Compared to the destruction experienced in the States, what we went through Saturday night into Sunday was more of an inconvenience than life-threatening. However the winds did cause damage and wide spread power outages. At one point over 230,000 households across Quebec were without power. Many households across the Townships went dark.

Power came back on in spurts throughout Sunday and not everyone was reconnected. Walking around on streets without electricity, the hum of generators was heard from quite a few houses. After the ice storm of 1998 and several other outages, some lasting for days, more and more people are looking for back-up systems. If a power outage occurs over a wide region it does mean that a drive quite far afield will be necessary to get gas. Gas pumps will not work without electricity.
Now for some pondering.

The minister at Emmanuel United Church owns an electric car and it was parked inside a garage that opened with an electric system. He needed a lift to get to his two services on Sunday. As of 2035 all new cars in Quebec will have to be electric. If we experience an extended outage, that will cause a problem not just for regular drivers but for emergency vehicles as well. I wonder if Hydro Electric repair trucks going to power failure regions will be electric or if they will stay gasoline operated. Just think, as electric cars proliferate, gas stations will reduce in number. Generators run on gasoline. Perhaps the ideal solution is hybrid vehicles to be best prepared for any situation. Power failures are quite common in our province.

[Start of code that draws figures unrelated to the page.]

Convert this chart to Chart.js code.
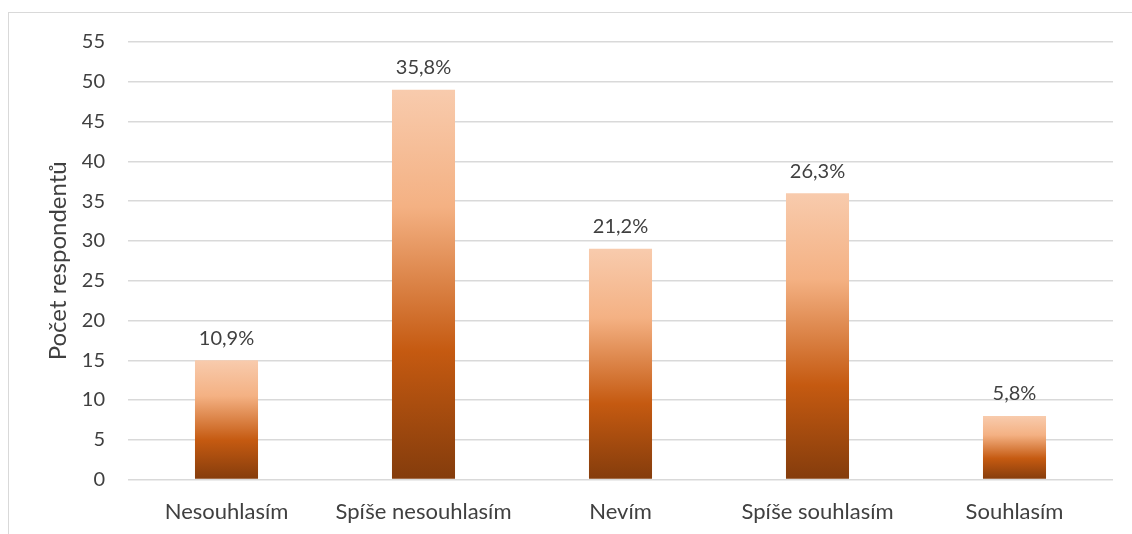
<!DOCTYPE html>
<html>
<head>
<meta charset="utf-8">
<script src="https://cdn.jsdelivr.net/npm/chart.js"></script>
<style>
    body { margin: 0; background: #fff; }
    .frame { position: absolute; left: 8px; top: 12px; width: 1124px; height: 522px; border-top: 1px solid #d9d9d9; border-left: 1px solid #d9d9d9; }
    .box { position: absolute; left: 0; top: 0; width: 1132px; height: 534px; }
</style>
</head>
<body>
<div class="frame"></div>
<div class="box"><canvas id="myChart" width="1132" height="534"></canvas></div>
<script>
let categories = ["Nesouhlasím", "Spíše nesouhlasím", "Nevím", "Spíše souhlasím", "Souhlasím"];
let respondents = [15, 49, 29, 36, 8];
let percentLabels = ["10,9%", "35,8%", "21,2%", "26,3%", "5,8%"];
let yTicks = [0, 5, 10, 15, 20, 25, 30, 35, 40, 45, 50, 55];

let fontName = "Lato";

// gradient for each bar, from its own top down to zero
function barGradient(context) {
    let chart = context.chart;
    let yScale = chart.scales.y;
    if (!yScale || context.dataIndex == undefined) return "#C55A11";
    let top = yScale.getPixelForValue(respondents[context.dataIndex]);
    let bottom = yScale.getPixelForValue(0);
    if (!isFinite(top) || !isFinite(bottom) || top == bottom) return "#C55A11";
    let g = chart.ctx.createLinearGradient(0, top, 0, bottom);
    g.addColorStop(0, "#F8CBAD");
    g.addColorStop(0.3, "#F4B183");
    g.addColorStop(0.67, "#C55A11");
    g.addColorStop(1, "#843C0C");
    return g;
}

// labels with the percent above every bar
let percentPlugin = {
    id: "percentPlugin",
    afterDatasetsDraw(chart) {
        let ctx = chart.ctx;
        let meta = chart.getDatasetMeta(0);
        ctx.save();
        ctx.font = "20px " + fontName;
        ctx.fillStyle = "#404040";
        ctx.textAlign = "center";
        ctx.textBaseline = "bottom";
        meta.data.forEach(function (bar, i) {
            ctx.fillText(percentLabels[i], bar.x, bar.y - 12);
        });
        ctx.restore();
    }
};

let myChart = new Chart(document.getElementById("myChart").getContext("2d"), {
    type: "bar",
    data: {
        labels: categories,
        datasets: [{
            data: respondents,
            backgroundColor: barGradient,
            categoryPercentage: 1,
            barPercentage: 0.32
        }]
    },
    options: {
        responsive: false,
        animation: false,
        layout: { padding: { left: 40, right: 19, top: 42, bottom: -2 } },
        plugins: {
            legend: { display: false },
            tooltip: { enabled: false }
        },
        scales: {
            x: {
                grid: { display: false },
                border: { display: false },
                ticks: { color: "#404040", font: { family: fontName, size: 22 }, padding: 11, maxRotation: 0, minRotation: 0 }
            },
            y: {
                min: 0,
                max: 55,
                afterBuildTicks: function (axis) {
                    axis.ticks = yTicks.map(function (v) { return { value: v }; });
                },
                grid: { color: "#d9d9d9", lineWidth: 1.5, drawTicks: false },
                border: { display: false },
                ticks: { color: "#404040", font: { family: fontName, size: 20 }, padding: 23 },
                title: {
                    display: true,
                    text: "Počet respondentů",
                    color: "#404040",
                    font: { family: fontName, size: 24 },
                    padding: { top: 4, bottom: -14 }
                }
            }
        }
    },
    plugins: [percentPlugin]
});
// redraw once the scales are laid out so the gradients are built
myChart.update();
</script>
</body>
</html>
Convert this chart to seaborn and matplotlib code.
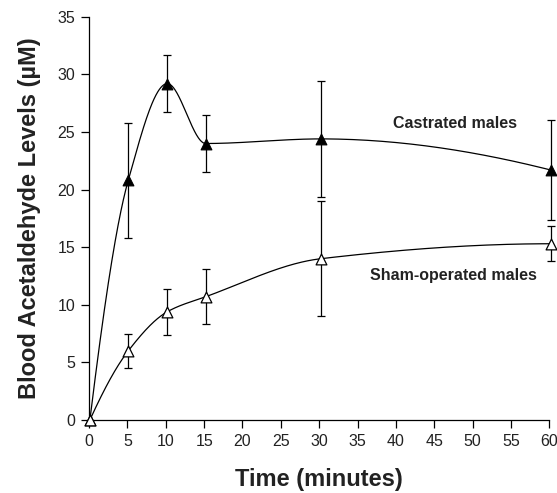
import numpy as np
import pandas as pd
import matplotlib
matplotlib.use("Agg")
import matplotlib.pyplot as plt
import seaborn as sns

# ---- data ----
time_min = [0.1, 5.1, 10.2, 15.2, 30.2, 60.2]
castrated_mean = [0.0, 20.8, 29.2, 24.0, 24.4, 21.7]
castrated_err = [0.0, 5.0, 2.45, 2.45, 5.0, 4.35]
sham_mean = [0.0, 6.0, 9.4, 10.7, 14.0, 15.3]
sham_err = [0.0, 1.5, 2.0, 2.4, 5.0, 1.5]
x_ticks = list(range(0, 65, 5))
y_ticks = list(range(0, 40, 5))
label_castrated = "Castrated males"
label_sham = "Sham-operated males"


def _edge_slope(h0, h1, d0, d1):
    d = ((2 * h0 + h1) * d0 - h0 * d1) / (h0 + h1)
    if np.sign(d) != np.sign(d0):
        d = 0.0
    elif np.sign(d0) != np.sign(d1) and abs(d) > abs(3 * d0):
        d = 3 * d0
    return d


def smooth_curve(xs, ys, n=80):
    """Shape-preserving piecewise cubic (PCHIP) through the points."""
    x = np.asarray(xs, float)
    y = np.asarray(ys, float)
    h = np.diff(x)
    delta = np.diff(y) / h
    m = np.zeros_like(y)
    for k in range(1, len(x) - 1):
        if delta[k - 1] * delta[k] <= 0:
            m[k] = 0.0
        else:
            w1 = 2 * h[k] + h[k - 1]
            w2 = h[k] + 2 * h[k - 1]
            m[k] = (w1 + w2) / (w1 / delta[k - 1] + w2 / delta[k])
    m[0] = _edge_slope(h[0], h[1], delta[0], delta[1])
    m[-1] = _edge_slope(h[-1], h[-2], delta[-1], delta[-2])
    out_x, out_y = [], []
    for k in range(len(x) - 1):
        s = np.linspace(0, 1, n)
        if k > 0:
            s = s[1:]
        h00 = 2 * s**3 - 3 * s**2 + 1
        h10 = s**3 - 2 * s**2 + s
        h01 = -2 * s**3 + 3 * s**2
        h11 = s**3 - s**2
        out_x.append(x[k] + s * h[k])
        out_y.append(h00 * y[k] + h10 * h[k] * m[k] + h01 * y[k + 1] + h11 * h[k] * m[k + 1])
    return np.concatenate(out_x), np.concatenate(out_y)


sns.set_style("ticks")
plt.rcParams["font.family"] = ["Liberation Sans", "DejaVu Sans"]

fig = plt.figure(figsize=(5.57, 4.93), dpi=100)
ax = fig.add_axes([0.160, 0.148, 0.826, 0.818])

frames = []
for name, mean in [(label_castrated, castrated_mean), (label_sham, sham_mean)]:
    sx, sy = smooth_curve(time_min, mean)
    frames.append(pd.DataFrame({"x": sx, "y": sy, "group": name}))
curve_df = pd.concat(frames, ignore_index=True)

sns.lineplot(data=curve_df, x="x", y="y", units="group", estimator=None,
             color="black", linewidth=0.9, sort=False, ax=ax, legend=False)

# error bars
ax.errorbar(time_min[1:], castrated_mean[1:], yerr=castrated_err[1:], fmt="none",
            ecolor="black", elinewidth=0.9, capsize=2.6, capthick=0.9, clip_on=False, zorder=3)
ax.errorbar(time_min[1:], sham_mean[1:], yerr=sham_err[1:], fmt="none",
            ecolor="black", elinewidth=0.9, capsize=2.6, capthick=0.9, clip_on=False, zorder=3)

pts_df = pd.DataFrame({"x": time_min + time_min,
                       "y": castrated_mean + sham_mean,
                       "group": [label_castrated] * len(time_min) + [label_sham] * len(time_min)})
sns.scatterplot(data=pts_df[pts_df.group == label_castrated], x="x", y="y", marker="^",
                s=60, color="black", edgecolor="black", linewidth=0.8, ax=ax,
                zorder=4, clip_on=False, legend=False)
sns.scatterplot(data=pts_df[pts_df.group == label_sham], x="x", y="y", marker="^",
                s=60, facecolor="white", edgecolor="black", linewidth=0.9, ax=ax,
                zorder=5, clip_on=False, legend=False)

ax.text(47.7, 25.7, label_castrated, fontsize=11.5, fontweight="bold", ha="center", va="center",
        color="#222222")
ax.text(47.5, 12.55, label_sham, fontsize=11.5, fontweight="bold", ha="center", va="center",
        color="#222222")

ax.set_xlim(0, 60)
ax.set_ylim(0, 35)
ax.set_xticks(x_ticks)
ax.set_yticks(y_ticks)
ax.tick_params(axis="both", direction="out", length=6, width=0.9, color="black",
               labelsize=11.5, labelcolor="#222222", pad=4)
for s in ["top", "right"]:
    ax.spines[s].set_visible(False)
for s in ["left", "bottom"]:
    ax.spines[s].set_color("black")
    ax.spines[s].set_linewidth(0.9)

ax.set_xlabel("Time (minutes)", fontsize=17, fontweight="bold", color="#222222", labelpad=14)
ax.set_ylabel("Blood Acetaldehyde Levels (µM)", fontsize=17, fontweight="bold", color="#222222", labelpad=12)

fig.savefig("out.png", dpi=100, facecolor="white")
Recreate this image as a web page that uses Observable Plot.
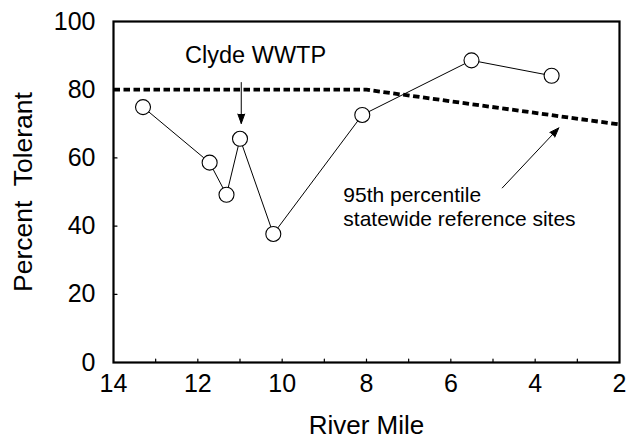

The Quebec government is also phasing out all heating systems other than electric. In many municipalities fireplaces and wood stoves are already banned. That is not the case in most municipalities in our region. As the power failure continued, those with fireplaces or wood stoves got a fire going, and neighbours without heat visited with those owners to get warm. Will generators be the only way that households will be heated during a power failure in the future?
It is good to go green but until our hydro electric system has more failsafe guards in place, eliminating alternate sources of heat and power might not be such a good idea.